→ **STORED DATA**
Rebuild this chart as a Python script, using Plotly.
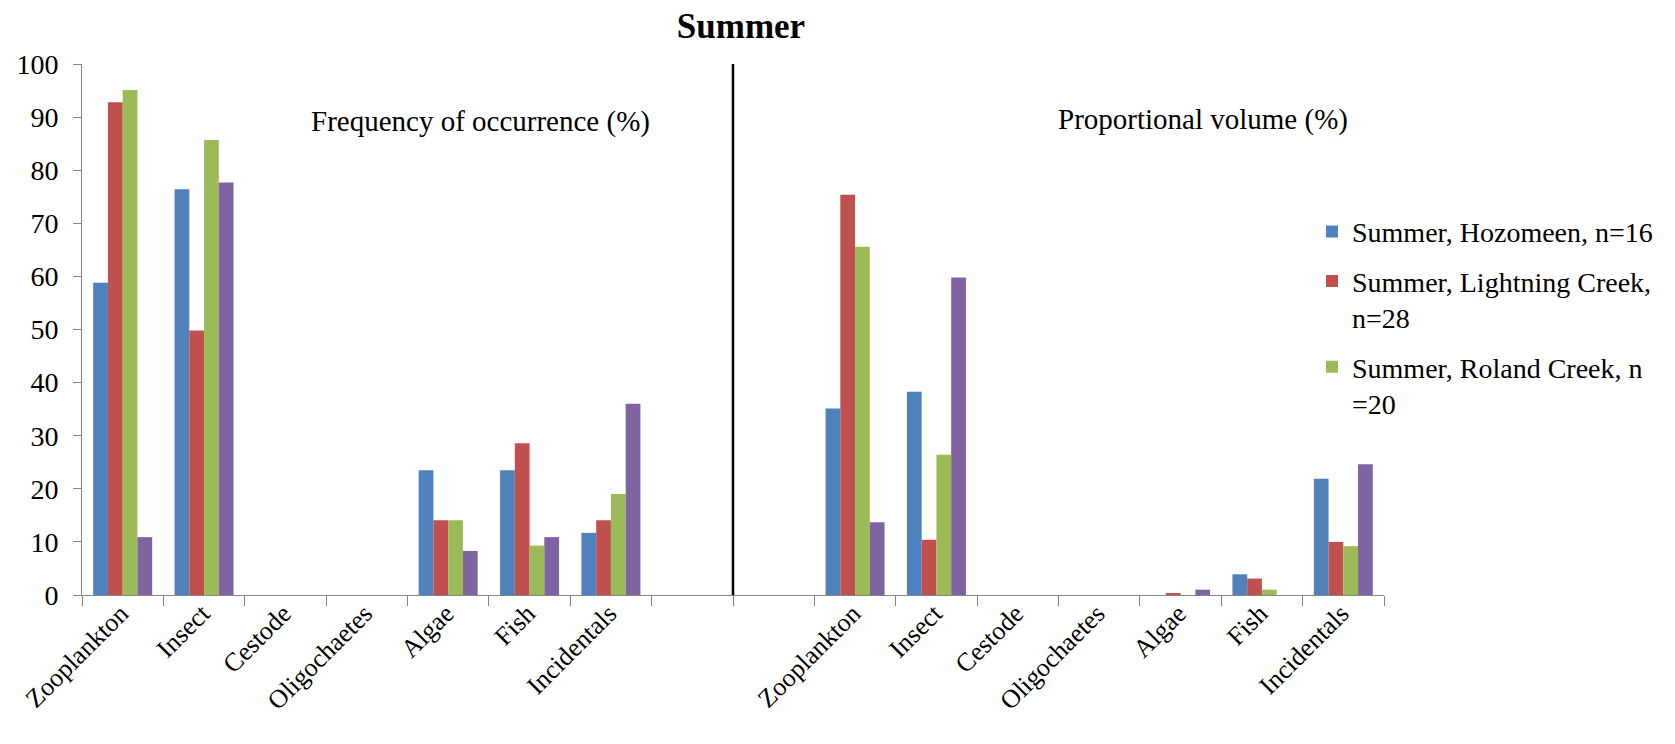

* * *

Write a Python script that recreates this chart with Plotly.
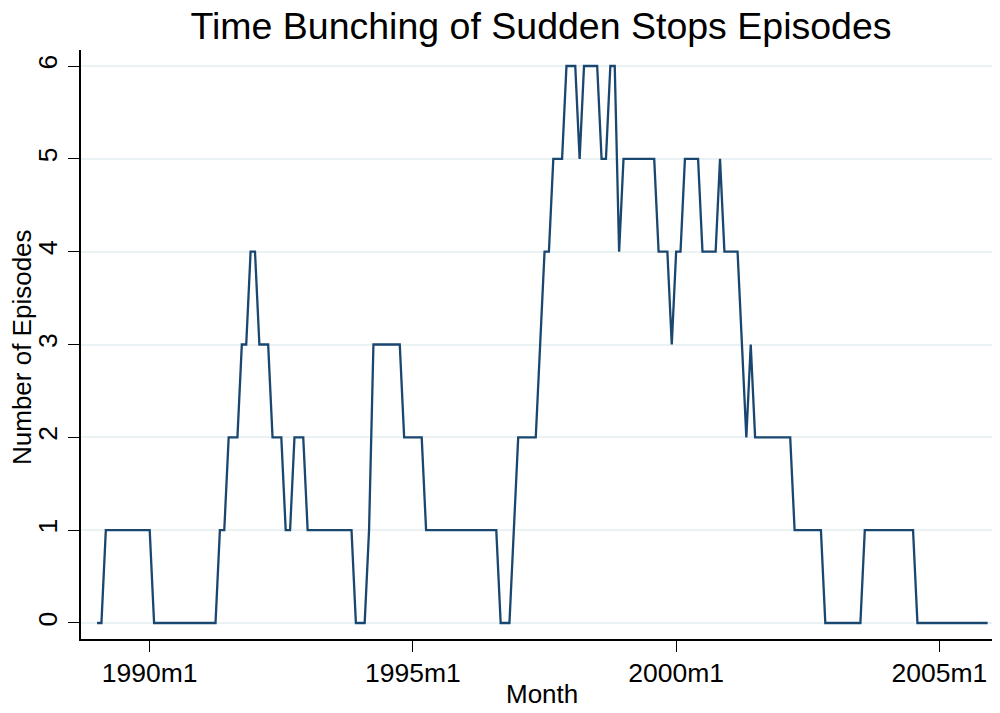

* * *

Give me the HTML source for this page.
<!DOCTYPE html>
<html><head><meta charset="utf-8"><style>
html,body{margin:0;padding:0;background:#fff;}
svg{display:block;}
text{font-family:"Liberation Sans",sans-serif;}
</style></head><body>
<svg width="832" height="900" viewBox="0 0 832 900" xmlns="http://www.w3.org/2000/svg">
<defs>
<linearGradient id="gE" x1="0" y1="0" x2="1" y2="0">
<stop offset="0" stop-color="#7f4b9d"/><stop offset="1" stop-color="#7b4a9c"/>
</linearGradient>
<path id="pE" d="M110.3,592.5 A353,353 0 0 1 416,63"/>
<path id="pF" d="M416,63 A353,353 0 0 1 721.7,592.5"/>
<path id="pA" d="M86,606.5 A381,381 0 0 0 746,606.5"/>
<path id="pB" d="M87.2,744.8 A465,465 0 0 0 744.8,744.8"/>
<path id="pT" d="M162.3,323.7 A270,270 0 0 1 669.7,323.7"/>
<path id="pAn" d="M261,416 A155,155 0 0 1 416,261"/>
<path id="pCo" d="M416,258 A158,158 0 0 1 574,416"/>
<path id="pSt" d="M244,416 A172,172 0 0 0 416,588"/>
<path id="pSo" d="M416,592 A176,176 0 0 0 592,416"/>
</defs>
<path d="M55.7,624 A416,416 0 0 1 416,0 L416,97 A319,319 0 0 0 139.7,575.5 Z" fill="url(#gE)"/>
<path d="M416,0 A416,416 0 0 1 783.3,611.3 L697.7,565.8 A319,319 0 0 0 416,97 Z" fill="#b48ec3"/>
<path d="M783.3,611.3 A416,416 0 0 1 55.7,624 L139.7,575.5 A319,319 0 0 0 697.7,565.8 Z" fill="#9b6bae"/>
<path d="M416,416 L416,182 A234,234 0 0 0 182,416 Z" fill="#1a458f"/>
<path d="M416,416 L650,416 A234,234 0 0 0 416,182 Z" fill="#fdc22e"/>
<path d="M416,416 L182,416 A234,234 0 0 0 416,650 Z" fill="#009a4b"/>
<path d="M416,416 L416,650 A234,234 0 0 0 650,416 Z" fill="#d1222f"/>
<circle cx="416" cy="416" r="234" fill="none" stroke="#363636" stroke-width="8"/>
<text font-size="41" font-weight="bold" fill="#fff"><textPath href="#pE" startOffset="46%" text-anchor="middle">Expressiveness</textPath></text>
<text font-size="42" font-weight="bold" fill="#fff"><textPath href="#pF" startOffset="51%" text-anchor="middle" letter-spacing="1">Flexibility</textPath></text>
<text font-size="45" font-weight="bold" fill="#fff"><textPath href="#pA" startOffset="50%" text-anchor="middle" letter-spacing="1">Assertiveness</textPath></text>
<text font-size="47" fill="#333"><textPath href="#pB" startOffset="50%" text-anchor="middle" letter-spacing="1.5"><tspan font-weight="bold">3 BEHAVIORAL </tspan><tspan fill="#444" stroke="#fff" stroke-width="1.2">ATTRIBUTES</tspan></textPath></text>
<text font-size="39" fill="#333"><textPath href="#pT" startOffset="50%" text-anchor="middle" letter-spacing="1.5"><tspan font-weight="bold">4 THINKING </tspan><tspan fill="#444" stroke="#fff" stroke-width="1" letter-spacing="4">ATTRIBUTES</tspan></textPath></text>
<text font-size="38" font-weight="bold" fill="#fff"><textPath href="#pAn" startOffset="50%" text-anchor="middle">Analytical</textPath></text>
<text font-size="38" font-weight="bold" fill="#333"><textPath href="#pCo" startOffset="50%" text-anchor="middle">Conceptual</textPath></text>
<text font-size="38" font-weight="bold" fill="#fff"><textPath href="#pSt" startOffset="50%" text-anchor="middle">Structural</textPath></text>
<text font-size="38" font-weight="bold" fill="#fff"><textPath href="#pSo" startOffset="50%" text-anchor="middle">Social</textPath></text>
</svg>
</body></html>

→ **CHALLENGE**
Pick out every line with the string "script" and copy it.

→ **ANSWER TO THIS PROBLEM**
Rebuild this chart as a Python script, using Plotly.
Write a Python script that recreates this chart with Plotly.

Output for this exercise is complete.